== Direction ==
Copy verbatim the material from its first line to the line that holds "from matplotlib.colors import to_rgb", including that line.

* Begin *

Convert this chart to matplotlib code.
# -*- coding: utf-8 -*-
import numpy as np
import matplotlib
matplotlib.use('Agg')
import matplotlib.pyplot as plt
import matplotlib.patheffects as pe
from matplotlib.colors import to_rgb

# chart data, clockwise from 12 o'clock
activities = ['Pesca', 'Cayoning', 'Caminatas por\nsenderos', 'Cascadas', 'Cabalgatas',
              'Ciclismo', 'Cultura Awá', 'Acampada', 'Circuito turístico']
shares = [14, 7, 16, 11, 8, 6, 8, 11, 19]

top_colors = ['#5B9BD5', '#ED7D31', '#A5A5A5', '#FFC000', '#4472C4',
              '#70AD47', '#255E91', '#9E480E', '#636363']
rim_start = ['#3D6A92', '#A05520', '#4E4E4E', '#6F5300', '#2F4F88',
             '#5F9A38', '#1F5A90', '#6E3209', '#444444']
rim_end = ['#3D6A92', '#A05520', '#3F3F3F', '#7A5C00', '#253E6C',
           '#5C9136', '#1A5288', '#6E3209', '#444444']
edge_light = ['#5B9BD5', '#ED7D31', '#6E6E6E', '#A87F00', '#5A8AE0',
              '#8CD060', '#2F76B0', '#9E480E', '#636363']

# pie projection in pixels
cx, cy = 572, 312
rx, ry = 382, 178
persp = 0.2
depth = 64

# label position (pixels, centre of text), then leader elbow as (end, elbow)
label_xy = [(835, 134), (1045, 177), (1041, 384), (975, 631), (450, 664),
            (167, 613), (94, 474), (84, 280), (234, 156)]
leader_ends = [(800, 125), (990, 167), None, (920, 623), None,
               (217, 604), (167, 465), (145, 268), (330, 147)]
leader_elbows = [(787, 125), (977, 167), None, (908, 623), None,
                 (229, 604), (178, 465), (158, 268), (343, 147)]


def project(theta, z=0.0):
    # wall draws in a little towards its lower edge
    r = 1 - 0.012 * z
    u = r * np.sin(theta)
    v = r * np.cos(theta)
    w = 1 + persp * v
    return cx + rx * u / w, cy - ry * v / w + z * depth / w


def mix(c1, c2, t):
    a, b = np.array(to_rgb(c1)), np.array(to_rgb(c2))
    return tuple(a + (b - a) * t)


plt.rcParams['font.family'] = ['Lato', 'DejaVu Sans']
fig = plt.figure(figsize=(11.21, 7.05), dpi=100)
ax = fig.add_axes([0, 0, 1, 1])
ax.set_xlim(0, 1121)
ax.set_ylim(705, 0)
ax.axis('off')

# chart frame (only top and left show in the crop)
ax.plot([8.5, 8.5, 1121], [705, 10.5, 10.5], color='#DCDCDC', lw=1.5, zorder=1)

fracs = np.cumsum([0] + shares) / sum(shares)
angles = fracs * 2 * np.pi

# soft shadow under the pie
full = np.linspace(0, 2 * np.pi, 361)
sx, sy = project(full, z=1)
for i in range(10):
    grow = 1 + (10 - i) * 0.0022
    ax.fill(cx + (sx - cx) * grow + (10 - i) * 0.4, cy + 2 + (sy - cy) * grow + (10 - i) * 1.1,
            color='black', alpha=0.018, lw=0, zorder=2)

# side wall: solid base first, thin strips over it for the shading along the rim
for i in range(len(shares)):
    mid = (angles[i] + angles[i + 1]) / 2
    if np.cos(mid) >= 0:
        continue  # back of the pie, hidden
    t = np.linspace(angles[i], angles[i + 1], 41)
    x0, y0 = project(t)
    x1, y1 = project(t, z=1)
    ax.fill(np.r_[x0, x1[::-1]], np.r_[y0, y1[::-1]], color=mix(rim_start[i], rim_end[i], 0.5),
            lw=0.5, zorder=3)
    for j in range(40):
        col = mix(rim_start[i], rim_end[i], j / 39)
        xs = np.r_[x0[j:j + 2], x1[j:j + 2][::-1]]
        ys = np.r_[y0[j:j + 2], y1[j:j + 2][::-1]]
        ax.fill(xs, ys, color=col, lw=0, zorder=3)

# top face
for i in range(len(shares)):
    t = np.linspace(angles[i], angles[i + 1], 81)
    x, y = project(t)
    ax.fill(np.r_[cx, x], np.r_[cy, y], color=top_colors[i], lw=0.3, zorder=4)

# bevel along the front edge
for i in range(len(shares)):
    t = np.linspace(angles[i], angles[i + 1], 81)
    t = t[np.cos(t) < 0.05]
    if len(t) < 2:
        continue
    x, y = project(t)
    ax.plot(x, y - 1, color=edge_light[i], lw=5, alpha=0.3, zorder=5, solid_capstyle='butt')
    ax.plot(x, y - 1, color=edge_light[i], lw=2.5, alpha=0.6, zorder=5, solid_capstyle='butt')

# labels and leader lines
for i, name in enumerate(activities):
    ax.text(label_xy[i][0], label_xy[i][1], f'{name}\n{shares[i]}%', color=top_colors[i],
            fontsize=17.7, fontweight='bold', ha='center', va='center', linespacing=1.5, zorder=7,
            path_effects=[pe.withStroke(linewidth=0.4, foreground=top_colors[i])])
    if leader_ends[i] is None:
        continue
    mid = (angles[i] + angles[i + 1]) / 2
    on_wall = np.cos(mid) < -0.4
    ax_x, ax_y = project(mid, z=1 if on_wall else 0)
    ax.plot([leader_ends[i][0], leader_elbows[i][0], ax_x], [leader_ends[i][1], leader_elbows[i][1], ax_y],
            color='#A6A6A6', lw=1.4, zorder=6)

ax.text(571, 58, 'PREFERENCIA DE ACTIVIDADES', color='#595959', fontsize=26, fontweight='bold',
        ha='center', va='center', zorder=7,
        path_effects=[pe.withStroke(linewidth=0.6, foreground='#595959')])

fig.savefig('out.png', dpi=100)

* End *

== The reply ==
Convert this chart to matplotlib code.
# -*- coding: utf-8 -*-
import numpy as np
import matplotlib
matplotlib.use('Agg')
import matplotlib.pyplot as plt
import matplotlib.patheffects as pe
from matplotlib.colors import to_rgb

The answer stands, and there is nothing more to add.